Friday, February 18, 2011
I signed up for 10 week boot camp. I used to think people who did boot camp were absolutely crazy, but obviously my attitude has changed and here I am allowing myself to be yelled at and threatened with hundreds of burpees if I don't bend my knees during weight lifting or if I'm late (which will never happen).
So why have I signed up?
For most of my life I have been very slim, I could eat whatever I wanted and I never gained a pound. I was also very active, taking my fitness for granted. I rode my bike everywhere or walked or was paddling on a dragonboat regularly. I am naturally a small person with a small frame, a size 6. So when I started putting weight on after I hit menopause, I just haven't felt 100% comfortable in my skin. I'm not overweight and at first glance I look healthy and "normal" sized (sz 10) but I know that I'm carrying more fat than I should be. My body fat index is 34%. Too high. I should somewhere between 16-20%. Menopause slows down metabolism and because I no longer have ovaries, my body holds onto estrogen in fat cells. I am also prone to high blood pressure and the more weight I carry causes that to go up. My heart wins. The fat is going.

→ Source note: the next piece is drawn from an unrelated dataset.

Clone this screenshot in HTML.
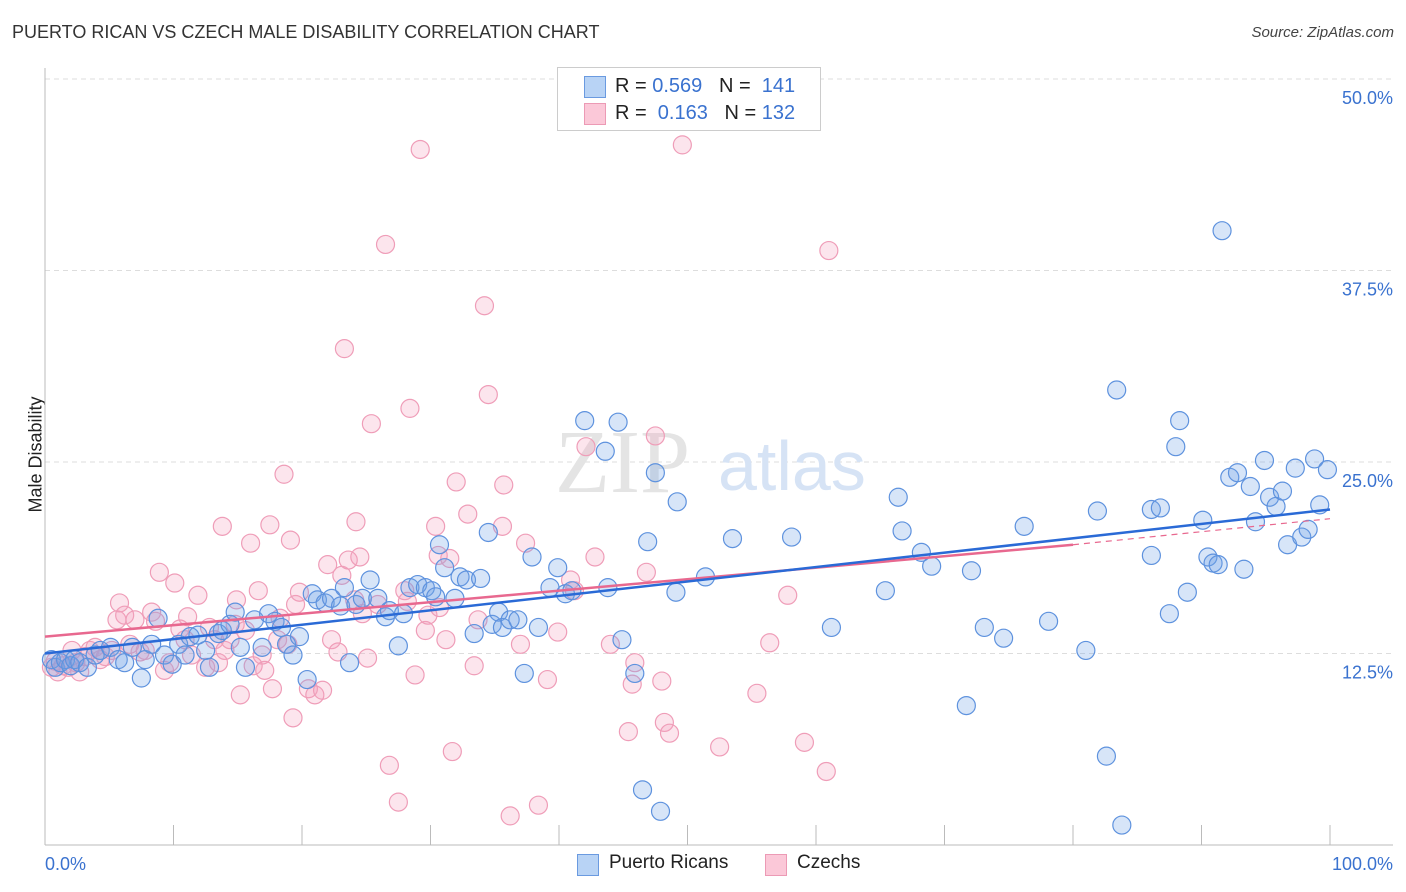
<!DOCTYPE html>
<html><head><meta charset="utf-8">
<style>
body{margin:0;background:#fff;font-family:"Liberation Sans",sans-serif;}
#wrap{position:relative;width:1406px;height:892px;overflow:hidden;}
.t{position:absolute;white-space:nowrap;}
</style></head>
<body>
<div id="wrap">
<div class="t" style="left:12px;top:22px;font-size:18px;color:#333;">PUERTO RICAN VS CZECH MALE DISABILITY CORRELATION CHART</div>
<div class="t" style="right:12px;top:24px;font-size:15px;color:#444;font-style:italic;">Source: ZipAtlas.com</div>
<div class="t" style="left:-22px;top:444px;font-size:18px;color:#222;transform:rotate(-90deg);">Male Disability</div>
<svg id="svg" width="1406" height="892" style="position:absolute;left:0;top:0"></svg>
<div style="position:absolute;left:557px;top:67px;width:262px;height:62px;border:1px solid #ccc;background:#fff;font-size:20px;">
 <div style="position:absolute;left:26px;top:8px;width:20px;height:20px;background:#b8d3f5;border:1px solid #6a9ae0;"></div>
 <div class="t" style="left:57px;top:7px;color:#222;">R = <span style="color:#3a72cf">0.569</span>&nbsp;&nbsp;&nbsp;N = &nbsp;<span style="color:#3a72cf">141</span></div>
 <div style="position:absolute;left:26px;top:35px;width:20px;height:20px;background:#fbc8d8;border:1px solid #ec9ab5;"></div>
 <div class="t" style="left:57px;top:34px;color:#222;">R = &nbsp;<span style="color:#3a72cf">0.163</span>&nbsp;&nbsp;&nbsp;N = <span style="color:#3a72cf">132</span></div>
</div>
<div style="position:absolute;left:577px;top:852px;font-size:19px;color:#222;">
 <div style="position:absolute;left:0;top:2px;width:20px;height:20px;background:#b8d3f5;border:1px solid #6a9ae0;"></div>
 <div class="t" style="left:32px;top:0;">Puerto Ricans</div>
 <div style="position:absolute;left:188px;top:2px;width:20px;height:20px;background:#fbc8d8;border:1px solid #ec9ab5;"></div>
 <div class="t" style="left:220px;top:0;">Czechs</div>
</div>
</div>
<script>
const yTicks=[12.5,25,37.5,50];
const yTickLabels=["12.5%","25.0%","37.5%","50.0%"];
const xTickLabels=["0.0%","100.0%"];
const blueX=[0.5,0.8,1.2,1.6,2.0,2.3,2.7,3.3,3.9,4.3,5.1,5.7,6.2,6.8,7.5,7.8,8.3,8.8,9.3,9.9,10.4,10.9,11.3,11.9,12.5,12.8,13.5,13.8,14.4,14.8,15.2,15.6,16.3,16.9,17.4,17.9,18.4,18.8,19.3,19.8,20.4,20.8,21.2,21.8,22.3,23.0,23.3,23.7,24.2,24.7,25.3,25.9,26.5,26.8,27.5,27.9,28.4,29.0,29.6,30.1,30.4,30.7,31.1,31.9,32.3,32.8,33.4,33.9,34.5,34.8,35.3,35.6,36.2,36.8,37.3,37.9,38.4,39.3,39.9,40.5,41.0,42.0,43.6,43.8,44.6,44.9,45.9,46.5,46.9,47.5,47.9,49.2,49.1,51.4,53.5,58.1,61.2,65.4,66.4,66.7,68.2,69.0,71.7,72.1,73.1,74.6,76.2,78.1,81.0,81.9,82.6,83.4,83.8,86.1,86.1,86.8,87.5,88.0,88.3,88.9,90.1,90.5,90.9,91.3,91.6,92.2,92.8,93.3,93.8,94.2,94.9,95.3,95.8,96.3,96.7,97.3,97.8,98.3,98.8,99.2,99.8];
const blueY=[12.1,11.6,11.9,12.1,11.7,12.1,11.9,11.6,12.4,12.7,12.9,12.1,11.9,12.9,10.9,12.1,13.1,14.8,12.4,11.8,13.1,12.4,13.6,13.7,12.7,11.6,13.8,14.0,14.4,15.2,12.9,11.6,14.7,12.9,15.1,14.6,14.2,13.1,12.4,13.6,10.8,16.4,16.0,15.8,16.1,15.6,16.8,11.9,15.7,16.1,17.3,16.1,14.9,15.3,13.0,15.1,16.8,17.0,16.8,16.6,16.2,19.6,18.1,16.1,17.5,17.3,13.8,17.4,20.4,14.4,15.2,14.2,14.7,14.7,11.2,18.8,14.2,16.8,18.1,16.4,16.6,27.7,25.7,16.8,27.6,13.4,11.2,3.6,19.8,24.3,2.2,22.4,16.5,17.5,20.0,20.1,14.2,16.6,22.7,20.5,19.1,18.2,9.1,17.9,14.2,13.5,20.8,14.6,12.7,21.8,5.8,29.7,1.3,21.9,18.9,22.0,15.1,26.0,27.7,16.5,21.2,18.8,18.4,18.3,40.1,24.0,24.3,18.0,23.4,21.1,25.1,22.7,22.1,23.1,19.6,24.6,20.1,20.6,25.2,22.2,24.5];
const pinkX=[0.5,0.8,1.0,1.4,1.8,2.1,2.4,2.7,3.1,3.5,3.9,4.3,4.7,5.2,5.6,5.8,6.2,6.6,7.0,7.4,7.8,8.3,8.6,8.9,9.3,9.7,10.1,10.5,10.9,11.1,11.4,11.9,12.5,12.8,13.2,13.5,13.8,14.0,14.4,14.8,14.9,15.2,15.6,16.0,16.2,16.6,16.9,17.1,17.5,17.7,18.1,18.3,18.6,18.9,19.1,19.3,19.5,19.8,20.5,21.0,21.6,22.0,22.3,22.8,23.1,23.3,23.6,24.1,24.2,24.5,24.7,25.1,25.4,25.9,26.5,26.8,27.5,28.0,28.2,28.4,28.8,29.2,29.6,29.8,30.4,30.6,30.7,31.2,31.5,31.7,32.0,32.9,33.4,33.7,34.2,34.5,35.6,35.7,36.2,37.0,37.4,38.4,39.1,39.9,40.9,41.2,42.1,42.8,44.0,45.4,45.7,45.9,46.8,47.5,48.0,48.2,48.6,49.6,52.5,55.4,56.4,57.8,59.1,60.8,61.0];
const pinkY=[11.6,12.0,11.3,11.7,11.6,12.7,11.9,11.3,12.3,12.7,12.9,12.1,12.3,12.7,14.7,15.8,15.0,13.1,14.7,12.6,12.7,15.2,14.6,17.8,11.4,11.9,17.1,14.1,13.4,14.9,12.4,16.3,11.6,14.2,13.4,11.9,20.8,12.7,13.4,14.4,16.0,9.8,14.0,19.7,11.7,16.6,12.4,11.4,20.9,10.2,13.4,14.8,24.2,13.1,19.9,8.3,15.7,16.5,10.2,9.8,10.1,18.3,13.4,12.6,17.6,32.4,18.6,16.0,21.1,18.8,15.1,12.2,27.5,15.7,39.2,5.2,2.8,16.6,15.9,28.5,11.1,45.4,14.0,15.0,20.8,18.9,15.5,13.4,18.7,6.1,23.7,21.6,11.7,14.7,35.2,29.4,20.8,23.5,1.9,13.1,19.7,2.6,10.8,13.9,17.3,16.6,26.0,18.8,13.1,7.4,10.5,11.9,17.8,26.7,10.7,8.0,7.3,45.7,6.4,9.9,13.2,16.3,6.7,4.8,38.8];
const blueTrend=[[0,12.5],[100,21.9]];
const pinkTrendSolid=[[0,13.6],[80,19.6]];
const pinkTrendDash=[[80,19.6],[100,21.3]];

const X0=45,X1=1330,Y0=845,YTOP=79;
function sx(v){return X0+(X1-X0)*v/100;}
function sy(v){return Y0-(Y0-YTOP)*v/50;}
const NS="http://www.w3.org/2000/svg";
const svg=document.getElementById('svg');
function mk(tag,attrs,name){const e=document.createElementNS(NS,tag);for(const k in attrs)e.setAttribute(k,attrs[k]);


svg.appendChild(e);return e;}
yTicks.forEach((v,i)=>{
 mk('line',{x1:X0,x2:1393,y1:sy(v),y2:sy(v),stroke:'#ddd','stroke-dasharray':'5,4'},'y-gridline');
 const t=mk('text',{x:1393,y:sy(v)+25,'text-anchor':'end','font-size':18,fill:'#3a72cf','font-family':'Liberation Sans'},'y-tick-label');
 t.textContent=yTickLabels[i];
});
mk('line',{x1:X0,x2:X0,y1:68,y2:Y0,stroke:'#bbb'},'y-axis');
mk('line',{x1:X0,x2:1393,y1:Y0,y2:Y0,stroke:'#bbb'},'x-axis');
for(let i=0;i<=10;i++){mk('line',{x1:sx(i*10),x2:sx(i*10),y1:Y0-20,y2:Y0,stroke:'#bbb'},'x-tick');}
let t1=mk('text',{x:45,y:870,'font-size':18,fill:'#3a72cf','font-family':'Liberation Sans'},'x-tick-label');t1.textContent=xTickLabels[0];
let t2=mk('text',{x:1393,y:870,'text-anchor':'end','font-size':18,fill:'#3a72cf','font-family':'Liberation Sans'},'x-tick-label');t2.textContent=xTickLabels[1];
let w1=mk('text',{x:555,y:492,'font-size':90,fill:'#e4e4e4','font-family':'Liberation Serif'},'watermark-zip');w1.textContent='ZIP';
let w2=mk('text',{x:718,y:490,'font-size':70,fill:'#d6e3f5','font-family':'Liberation Sans'},'watermark-atlas');w2.textContent='atlas';
pinkX.forEach((x,i)=>{mk('circle',{cx:sx(x),cy:sy(pinkY[i]),r:9,fill:'rgba(245,160,190,0.28)',stroke:'#ef9db8','stroke-width':1.2},'czech-point');});
blueX.forEach((x,i)=>{mk('circle',{cx:sx(x),cy:sy(blueY[i]),r:9,fill:'rgba(110,160,230,0.28)',stroke:'#5e92de','stroke-width':1.2},'puerto-rican-point');});
mk('line',{x1:sx(pinkTrendSolid[0][0]),y1:sy(pinkTrendSolid[0][1]),x2:sx(pinkTrendSolid[1][0]),y2:sy(pinkTrendSolid[1][1]),stroke:'#e8688f','stroke-width':2.5},'czech-trend-line');
mk('line',{x1:sx(pinkTrendDash[0][0]),y1:sy(pinkTrendDash[0][1]),x2:sx(pinkTrendDash[1][0]),y2:sy(pinkTrendDash[1][1]),stroke:'#e8688f','stroke-width':1.2,'stroke-dasharray':'6,5'},'czech-trend-extension');
mk('line',{x1:sx(blueTrend[0][0]),y1:sy(blueTrend[0][1]),x2:sx(blueTrend[1][0]),y2:sy(blueTrend[1][1]),stroke:'#2a6ad6','stroke-width':2.5},'puerto-rican-trend-line');
</script>
</body></html>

After just three weeks there are some very noticeable changes and I'm very pleased with the results. I'm also getting to know myself better through this challenge. I never thought I was competitive but I am a perfectionist (I knew that) so this experience proves to me that I need to do my best. I hate running or any cardio exercise but I hate being last even more so I'm determined to be in the top of the class. There's still 8 weeks to go (total of 11 weeks) and I'm excited to see the final results!
I am not going to post my before pictures. Nobody needs to see those... but I have posted photos of what I will look like at the end of this. The old me, the real me but better!